▸ **Requirement**
Take the lines of the data below from the very first through the line containing "from matplotlib.ticker import FuncFormatter" and output them exactly, pictures excluded.

──────────────────────────────

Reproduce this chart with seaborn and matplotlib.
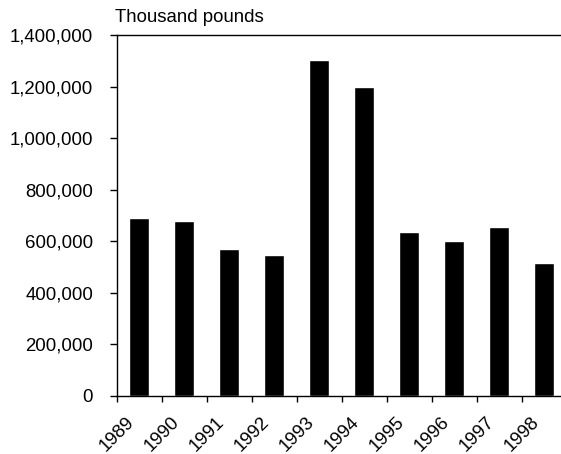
import matplotlib
matplotlib.use('Agg')
import matplotlib.pyplot as plt
import matplotlib.transforms as mtransforms
import seaborn as sns
import pandas as pd
from matplotlib.ticker import FuncFormatter

years = ['1989', '1990', '1991', '1992', '1993', '1994', '1995', '1996', '1997', '1998']
values = [690000, 680000, 572000, 545000, 1303000, 1200000, 636000, 600000, 657000, 515000]

data = pd.DataFrame({'Year': years, 'Pounds': values})

sns.set_style('white')
plt.rcParams['font.family'] = ['Liberation Sans', 'DejaVu Sans']
plt.rcParams['text.color'] = 'black'
plt.rcParams['xtick.color'] = 'black'
plt.rcParams['ytick.color'] = 'black'

fig = plt.figure(figsize=(5.61, 4.54), dpi=100)
ax = fig.add_axes([116.7 / 561, 58 / 454, 450 / 561, 361 / 454])

sns.barplot(x='Year', y='Pounds', data=data, color='black', width=0.44,
            saturation=1, ax=ax)

ax.set_xlim(-0.5, len(years) - 0.5)
ax.set_ylim(0, 1400000)
ax.set_yticks(range(0, 1400001, 200000))
ax.yaxis.set_major_formatter(FuncFormatter(lambda v, p: f'{int(v):,}'))

# year labels sit on the category boundaries
ax.set_xticks([i - 0.5 for i in range(len(years))])
ax.set_xticklabels(years, rotation=45, ha='center', va='top')
shift = mtransforms.ScaledTranslation(0.04, 0, fig.dpi_scale_trans)
for lbl in ax.get_xticklabels():
    lbl.set_transform(lbl.get_transform() + shift)

ax.set_xlabel('')
ax.set_ylabel('')
for side in ['left', 'bottom', 'top']:
    ax.spines[side].set_color('black')
    ax.spines[side].set_linewidth(1)
ax.spines['right'].set_visible(False)

ax.tick_params(axis='y', direction='out', length=5, width=1, colors='black',
               labelsize=13.4, pad=12, left=True)
ax.tick_params(axis='x', direction='out', length=4, width=1, colors='black',
               labelsize=13.4, pad=8.5, bottom=True)

fig.text(115 / 561, 1 - 22 / 454, 'Thousand pounds', fontsize=13.4,
         ha='left', va='baseline')

plt.savefig('out.png', dpi=100)
plt.close()
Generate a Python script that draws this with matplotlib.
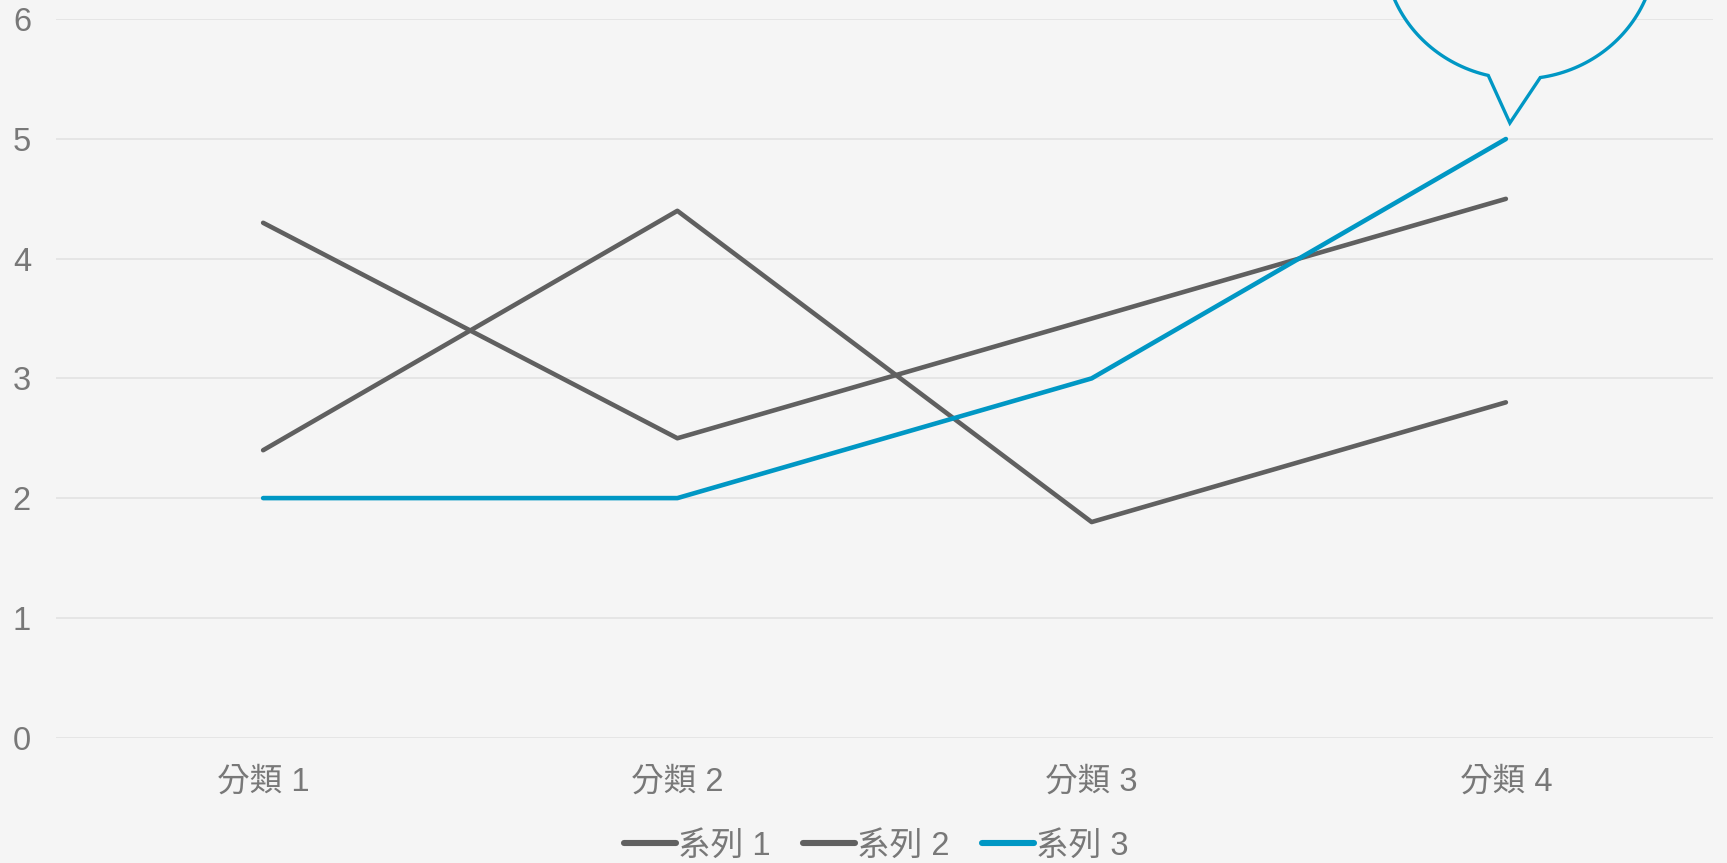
import numpy as np
import matplotlib
matplotlib.use("Agg")
import matplotlib.pyplot as plt
from matplotlib.path import Path
from matplotlib.patches import PathPatch
from matplotlib.transforms import IdentityTransform

plt.rcParams['font.family'] = ['Liberation Sans', 'Noto Sans CJK TC', 'DejaVu Sans']

# ── Data ────────────────────────────────────────────────────────────
categories = ['分類 1', '分類 2', '分類 3', '分類 4']
series_names = ['系列 1', '系列 2', '系列 3']
series1 = [4.3, 2.5, 3.5, 4.5]
series2 = [2.4, 4.4, 1.8, 2.8]
series3 = [2, 2, 3, 5]
yticks = [0, 1, 2, 3, 4, 5, 6]

BG = '#F5F5F5'
GRAY = '#606060'
BLUE = '#0097C4'
TXT = '#787878'
FS = 23.5

fig = plt.figure(figsize=(17.27, 8.63), dpi=100, facecolor=BG)
ax = fig.add_axes([56 / 1727, 125.5 / 863, (1713 - 56) / 1727, (737.5 - 19.3) / 863])
ax.set_facecolor(BG)

x = np.arange(len(categories))
ax.plot(x, series1, color=GRAY, lw=3.3, solid_capstyle='round', label=series_names[0], zorder=3)
ax.plot(x, series2, color=GRAY, lw=3.3, solid_capstyle='round', label=series_names[1], zorder=3)
ax.plot(x, series3, color=BLUE, lw=3.3, solid_capstyle='round', label=series_names[2], zorder=4)

ax.set_xlim(-0.5, len(categories) - 0.5)
ax.set_ylim(0, 6)
ax.set_yticks(yticks)
ax.set_xticks(x)
ax.set_xticklabels(categories)
ax.grid(axis='y', color='#E4E4E4', lw=1.3, zorder=0)
ax.tick_params(axis='both', length=0, labelsize=FS, colors=TXT)
ax.tick_params(axis='y', pad=18)
ax.tick_params(axis='x', pad=21)
for s in ax.spines.values():
    s.set_visible(False)

# ── Callout bubble above the last point of 系列 3 ──────────────────
px, py = ax.transData.transform((x[-1], series3[-1]))
cx, cy = px + 14, py + 190      # ellipse centre (display px)
a, b = 136, 130
tip = (px + 4, py + 16)
t_right = np.arctan2(-126 / b, 20 / a)
t_left = np.arctan2(-124 / b, -31 / a) + 2 * np.pi
t = np.linspace(t_right, t_left, 200)
verts = [(cx + a * np.cos(tt), cy + b * np.sin(tt)) for tt in t]
verts += [tip, verts[0]]
codes = [Path.MOVETO] + [Path.LINETO] * (len(verts) - 2) + [Path.CLOSEPOLY]
bubble = PathPatch(Path(verts, codes), facecolor=BG, edgecolor=BLUE, lw=2.4,
                   transform=IdentityTransform(), clip_on=False, zorder=5,
                   joinstyle='miter')
ax.add_patch(bubble)

leg = fig.legend(loc='center', bbox_to_anchor=(876 / 1727, 17 / 863), ncol=3,
                 frameon=False, fontsize=FS, handlelength=1.6, handletextpad=0.05,
                 columnspacing=1.0, labelcolor=TXT)
for h in leg.legend_handles:
    h.set_linewidth(4.4)

fig.savefig('out.png', dpi=100, facecolor=BG)
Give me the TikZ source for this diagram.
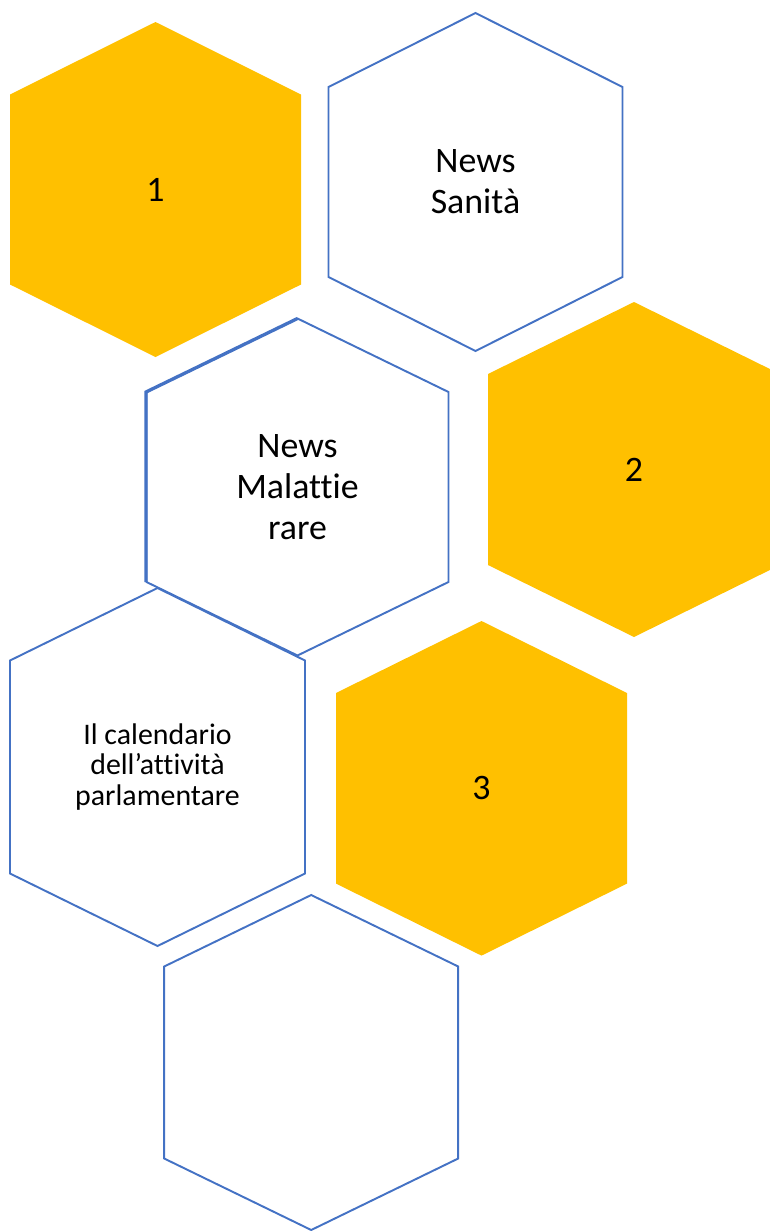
\documentclass[tikz,border=0pt]{standalone}
\usepackage{fontspec}
\setmainfont{Carlito}[Ligatures={NoCommon}]
\definecolor{honeygold}{RGB}{255,192,0}
\definecolor{cellblue}{RGB}{68,114,196}
\tikzset{
    goldcell/.style={fill=honeygold, draw=none},
    bluecell/.style={draw=cellblue, line width=1.1pt, line join=miter},
    celltext/.style={align=center, font=\fontsize{20.4}{23.3}\selectfont},
    smalltext/.style={align=center, font=\fontsize{17}{17.4}\selectfont}
}
% hexagon: style, centre, half width, top offset, side offset
\newcommand{\hexcell}[5]{\draw[#1] (#2) ++(0,-#4) -- ++(-#3,{#4-#5}) -- ++(0,{2*#5}) -- ++(#3,{#4-#5}) -- ++(#3,{#5-#4}) -- ++(0,{-2*#5}) -- cycle;}
\begin{document}
\begin{tikzpicture}[x=0.02cm, y=-0.02cm]
    \useasboundingbox (0,0) rectangle (770,1231);
    \clip (0,0) rectangle (770,1231);
    \coordinate (one) at (155.5,189.5);
    \coordinate (sanita) at (475.5,182);
    \coordinate (malattie) at (297.5,487);
    \coordinate (two) at (634,469.5);
    \coordinate (calendario) at (157.5,767);
    \coordinate (three) at (481.5,788.3);
    \coordinate (empty) at (311.2,1062.5);
    \hexcell{goldcell}{one}{145.5}{167.5}{95}
    \hexcell{goldcell}{two}{146}{167.5}{95.5}
    \hexcell{goldcell}{three}{145.5}{167.3}{95.3}
    \hexcell{bluecell}{sanita}{147}{169}{95}
    \hexcell{bluecell}{malattie}{151}{168.5}{95}
    \draw[bluecell, line width=1.9pt] (malattie) ++(-151.5,95) -- ++(0,-190) -- ++(151.5,-73.5);
    \hexcell{bluecell}{calendario}{147.5}{179}{106.5}
    \hexcell{bluecell}{empty}{147}{167.5}{96}
    \node[celltext] (onetext) at (one) {1};
    \node[celltext] (twotext) at (two) {2};
    \node[celltext] (threetext) at (three) {3};
    \node[celltext] (sanitatext) at (sanita) {News\\Sanità};
    \node[celltext] (malattietext) at (malattie) {News\\Malattie\\rare};
    \node[smalltext] (calendariotext) at (calendario) {Il calendario\\dell’attività\\parlamentare};
\end{tikzpicture}
\end{document}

──────────────────────────────

▸ **Output**
Reproduce this chart with seaborn and matplotlib.
import matplotlib
matplotlib.use('Agg')
import matplotlib.pyplot as plt
import matplotlib.transforms as mtransforms
import seaborn as sns
import pandas as pd
from matplotlib.ticker import FuncFormatter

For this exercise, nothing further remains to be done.